We’ve lived so long under the spell of hierarchy—from god-kings to feudal lords to party bosses—that only recently have we awakened to see not only that “regular” citizens have the capacity for self-governance, but that without their engagement our huge global crises cannot be addressed. The changes needed for human society simply to survive, let alone thrive, are so profound that the only way we will move toward them is if we ourselves, regular citizens, feel meaningful ownership of solutions through direct engagement. Our problems are too big, interrelated, and pervasive to yield to directives from on high.
—Frances Moore Lappé, excerpt from Time for Progressives to Grow Up

Saturday, April 30, 2011

A more militarized CIA for a more militarized America

Click here to access article by Glenn Greenwald from Salon.
 The nomination of Petraeus doesn't change much; it merely reflects how Washington is run. That George Bush's favorite war-commanding General -- who advocated for and oversaw the Surge in Iraq -- is also Barack Obama's favorite war-commanding General, and that Obama is now appointing him to run a nominally civilian agency that has been converted into an "increasingly militarized" arm of the American war-fighting state, says all one needs to know about the fully bipartisan militarization of American policy. There's little functional difference between running America's multiple wars as a General and running them as CIA Director because American institutions in the National Security State are all devoted to the same overarching cause: Endless War.
I think that the appointment of Gen. Petraeus as CIA director is further evidence of imperial influences exerting more control of the US government and its Empire. 

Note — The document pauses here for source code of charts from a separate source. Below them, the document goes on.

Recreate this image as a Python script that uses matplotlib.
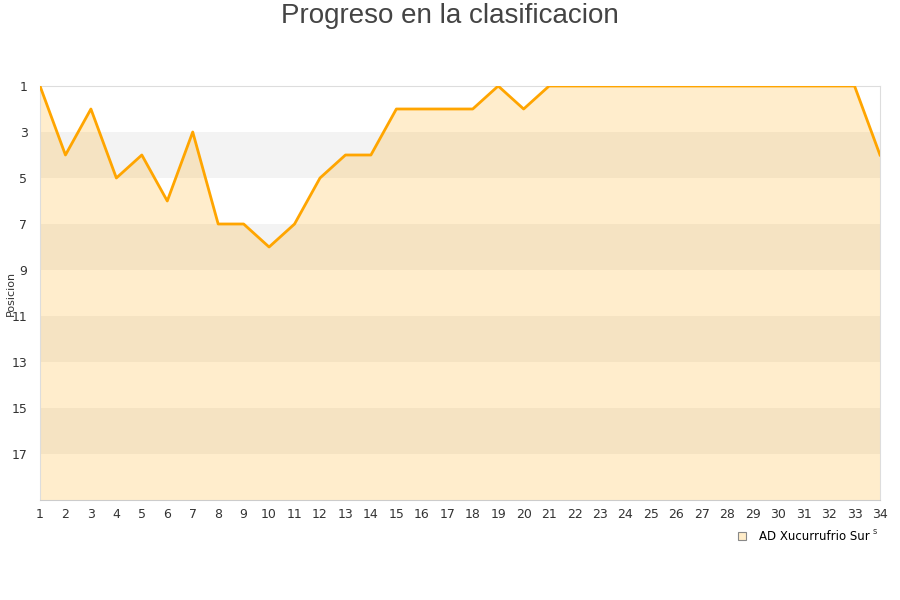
import matplotlib
matplotlib.use("Agg")
import matplotlib.pyplot as plt
from matplotlib.lines import Line2D

jornadas = list(range(1, 35))
posicion = [1, 4, 2, 5, 4, 6, 3, 7, 7, 8, 7, 5, 4, 4, 2, 2, 2, 2, 1, 2,
            1, 1, 1, 1, 1, 1, 1, 1, 1, 1, 1, 1, 1, 4]
yticks = [1, 3, 5, 7, 9, 11, 13, 15, 17]
team = "AD Xucurrufrio Sur"
title = "Progreso en la clasificacion"

fig = plt.figure(figsize=(9, 6), dpi=100)
ax = fig.add_axes([40/900, 1-500/600, 840/900, 414/600])

ymin, ymax = 1, 19
for b in range(3, 19, 4):
    ax.axhspan(b, b + 2, color="#f3f3f3", lw=0, zorder=0)

ax.fill_between(jornadas, posicion, ymax, color="#FFA500", alpha=0.2, lw=0, zorder=1)
ax.plot(jornadas, posicion, color="#FFA500", lw=2, zorder=3)

ax.set_xlim(1, 34)
ax.set_ylim(ymax, ymin)
ax.set_xticks(jornadas)
ax.set_yticks(yticks)
ax.tick_params(axis="both", length=0, labelsize=9, colors="#333333")
ax.tick_params(axis="x", pad=6)
ax.tick_params(axis="y", pad=9)
for s in ["top", "right", "left"]:
    ax.spines[s].set_color("#dddddd")
ax.spines["bottom"].set_color("#cccccc")
fig.text(11/900, 1-293/600, "Posicion", rotation=90, fontsize=8, color="#333333",
         ha="center", va="center")

fig.text(0.5, 1-16/600, title, ha="center", va="center", fontsize=20,
         color="#444444", family="Liberation Sans")

handle = Line2D([], [], marker="s", ls="none", markersize=6,
                markerfacecolor="#ffecc8", markeredgecolor="#888888", markeredgewidth=0.8)
fig.legend([handle], [team], loc="center", bbox_to_anchor=(800/900, 1-537/600),
           frameon=False, fontsize=8.5, handletextpad=0.5, borderaxespad=0)
fig.text(875/900, 1-532/600, "s", fontsize=6, color="#333333", ha="center", va="center")

fig.savefig("out.png", dpi=100)
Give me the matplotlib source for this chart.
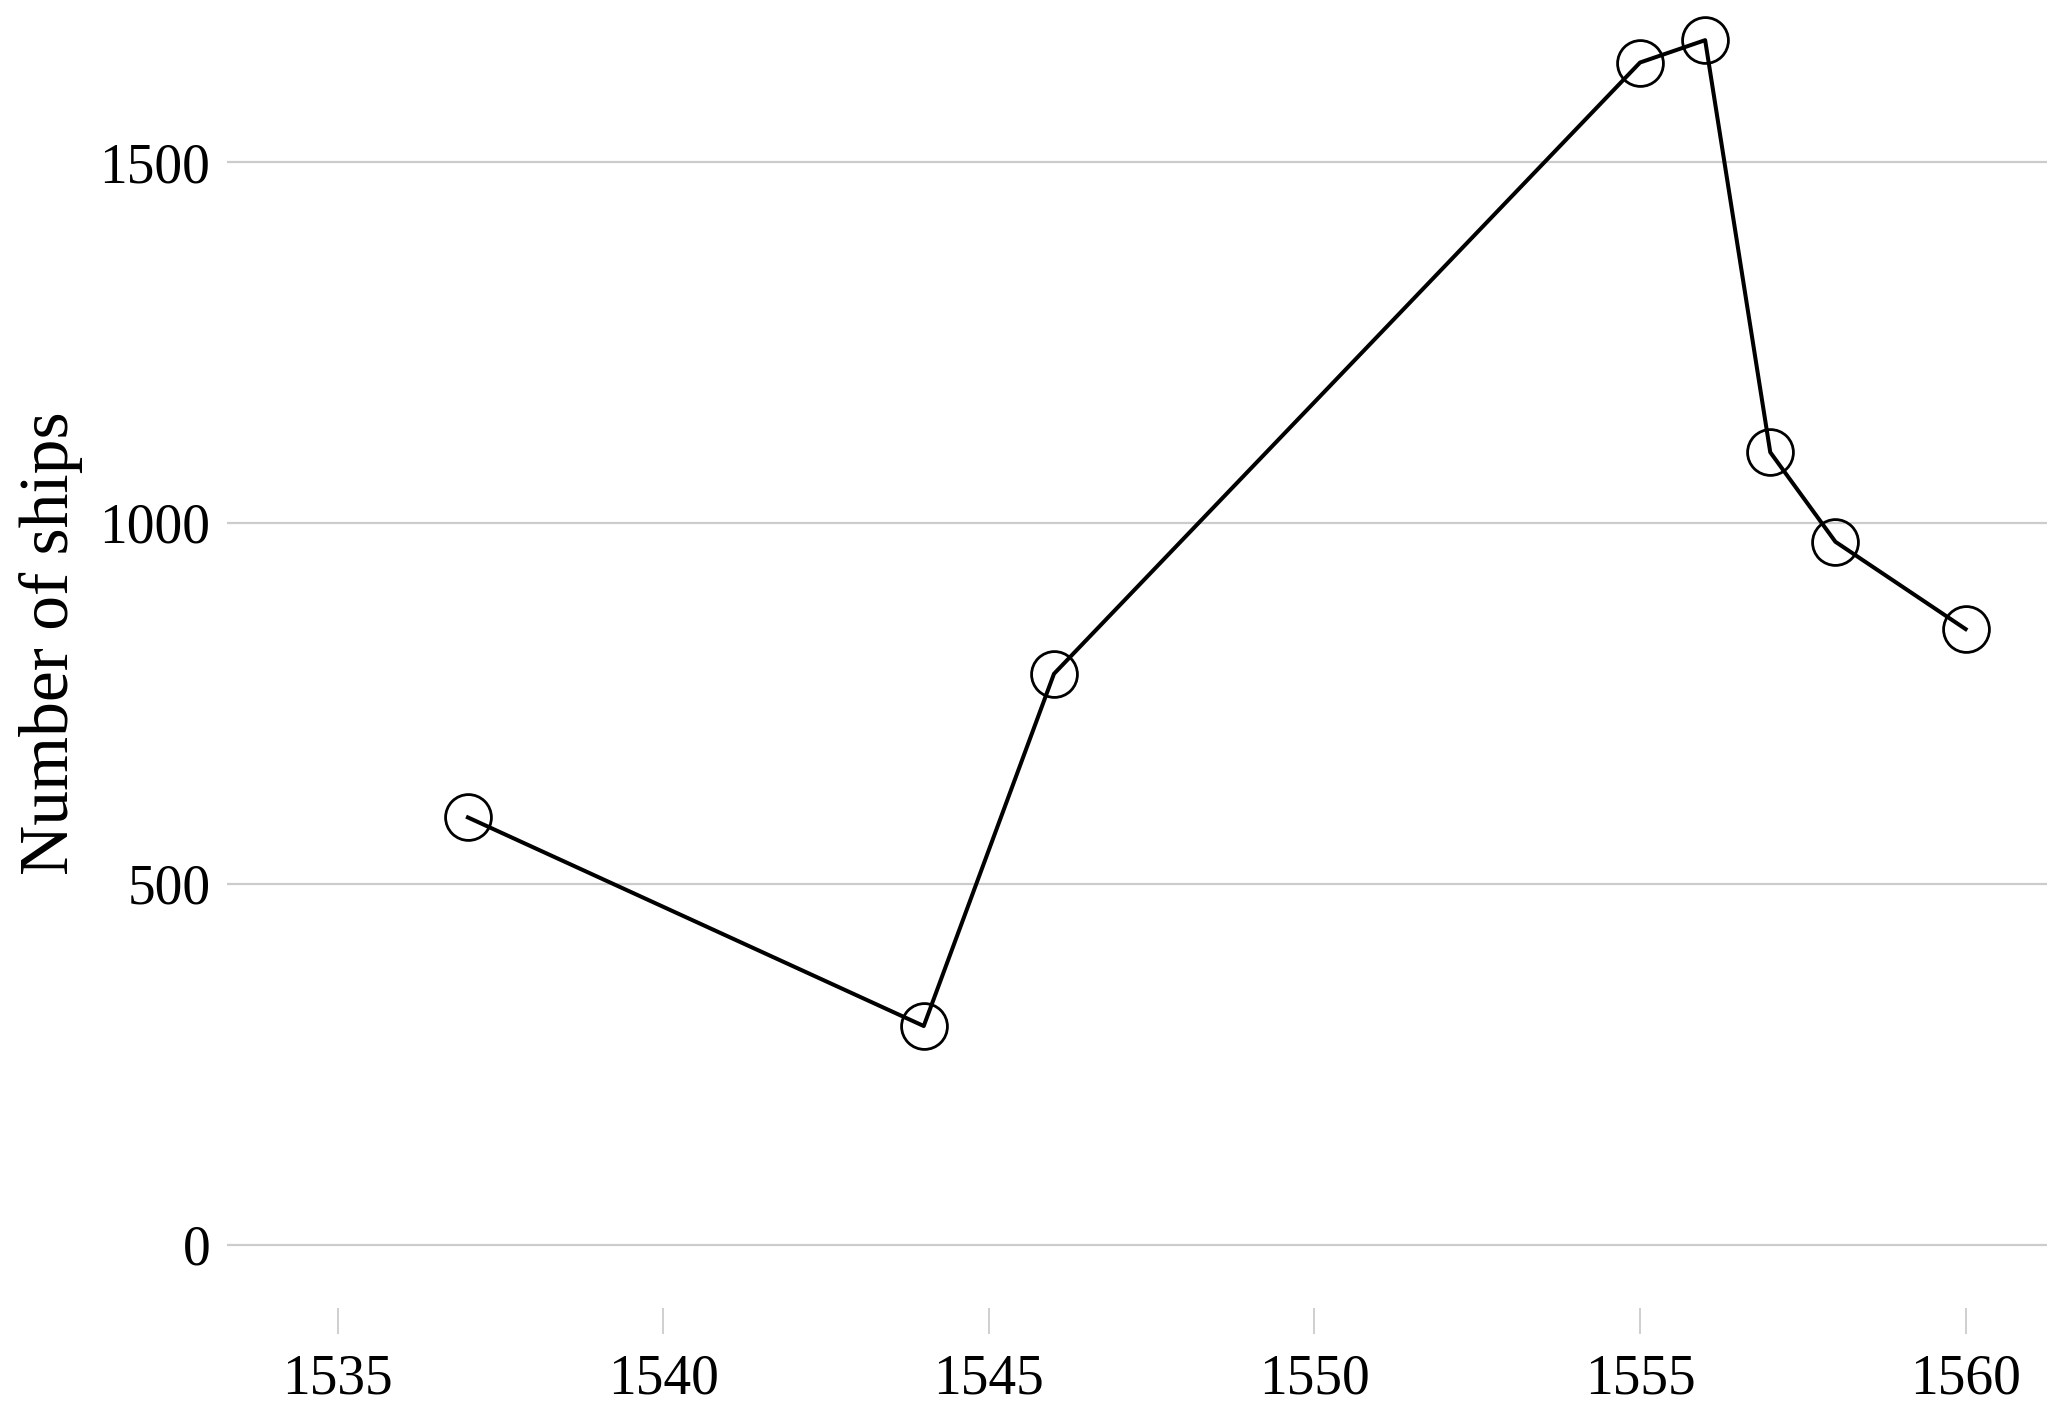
import matplotlib
matplotlib.use("Agg")
import matplotlib.pyplot as plt

# ships per year
years = [1537, 1544, 1546, 1555, 1556, 1557, 1558, 1560]
ships = [592, 303, 791, 1638, 1669, 1098, 974, 853]

x_ticks = [1535, 1540, 1545, 1550, 1555, 1560]
y_ticks = [0, 500, 1000, 1500]

plt.rcParams['font.family'] = ['Liberation Serif', 'DejaVu Serif']

fig = plt.figure(figsize=(20.67, 14.05), dpi=100)
ax = fig.add_axes([227 / 2067, 1 - 1308 / 1405, (2047 - 227) / 2067, (1308 - 12) / 1405])

ax.plot(years, ships, color='black', linewidth=2.9, marker='o', markersize=33,
        markerfacecolor='none', markeredgecolor='black', markeredgewidth=2.0,
        clip_on=False, zorder=3)

ax.set_xlim(1533.3, 1561.25)
ax.set_ylim(-87.7, 1708)
ax.set_xticks(x_ticks)
ax.set_yticks(y_ticks)
ax.yaxis.grid(True, color='#cccccc', linewidth=1.6)
ax.set_axisbelow(True)

for s in ax.spines.values():
    s.set_visible(False)

ax.tick_params(axis='x', length=19, width=1.3, color='#cccccc', pad=14, labelsize=40)
ax.tick_params(axis='y', length=0, pad=12, labelsize=40)
ax.set_ylabel('Number of ships', fontsize=50)
ax.yaxis.set_label_coords(-0.079, 0.513)

fig.savefig('out.png', dpi=100)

In contrast to an intelligence operation, the CIA has, because of its secretive nature, always functioned primarily as a means of using military force to enforce the imperial policies of the ruling class. It was always employed whenever such policies and actions were illegal, or were immoral and could not be justified to the American public, and/or likely would not be sanctioned by official government institutions. 

The fact that this appointment has raised so little controversy is because the US ruling class, more than ever, prefers the use of force without having to cater to public opinion or go through the bother of getting government approval in conducting foreign policy. I think that this is more evidence that the governing capitalist class has shifted further toward a fascist style of rule.